Compared with smokers, even the quitters who gained the most weight had at least a 50 percent lower risk of dying prematurely from heart disease and other causes, the Harvard-led study found. The study is impressive in its size and scope and should put to rest any myth that there are prohibitive weight-related health consequences to quitting cigarettes, said Dr. William Dietz, a public health expert at George Washington University. "The paper makes pretty clear that your health improves, even if you gain weight,'' said Dietz, who was not involved in the research. "I don't think we knew that with the assurance that this paper provides.''
The New England Journal of Medicine published the study Wednesday. The journal also published a Swedish study that found quitting smoking seems to be the best thing diabetics can do to cut their risk of dying prematurely.
10 pounds or more
The nicotine in cigarettes can suppress appetite and boost metabolism. Many smokers who quit and don't step up their exercise find they eat more and gain weight — typically less than 10 pounds (4.5 kilograms), but in some cases three times that much. A lot of weight gain is a cause of the most common form of diabetes, a disease in which blood sugar levels are higher than normal. Diabetes can lead to problems including blindness, nerve damage, heart and kidney disease, and poor blood flow to the legs and feet. In the U.S. study, researchers tracked more than 170,000 men and women over roughly 20 years, looking at what they said in health questionnaires given every two years.
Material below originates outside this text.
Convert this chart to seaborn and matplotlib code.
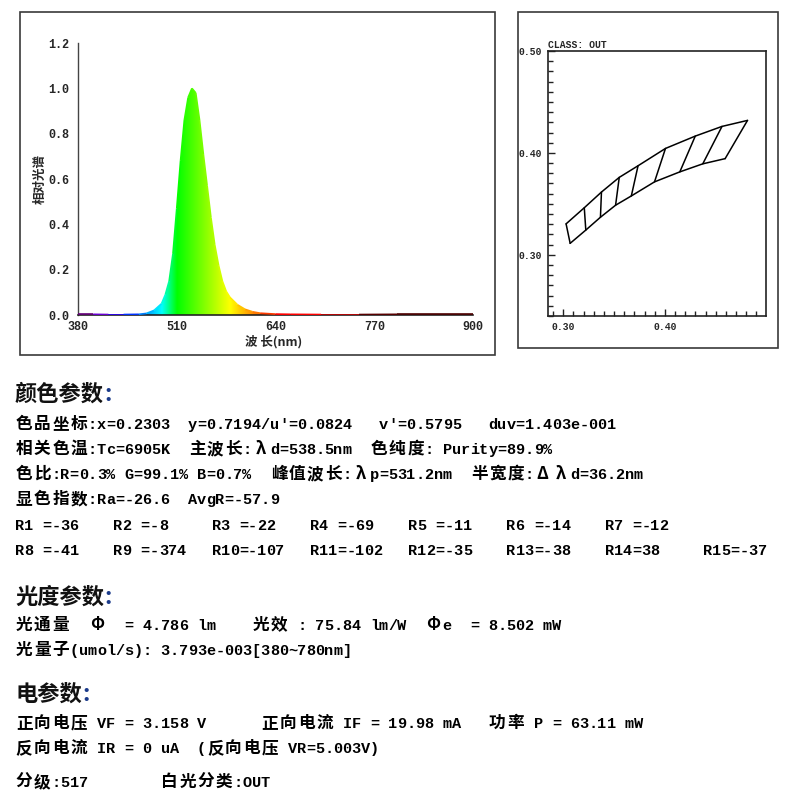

Compared with smokers, even quitters who gained the most weight had at least a 50 percent lower risk of dying prematurely from heart disease and other causes, a Harvard-led study has found.
The people enrolled in the studies were all health professionals, and did not mirror current smokers in the general population, who are disproportionately low-income, less educated and more likely to smoke heavily. The researchers checked which study participants quit smoking and followed whether they gained weight and developed diabetes, heart disease or other conditions. Quitters saw their risk of diabetes increase by 22 percent in the six years after they kicked the habit. An editorial in the journal characterized it as "a mild elevation'' in the diabetes risk.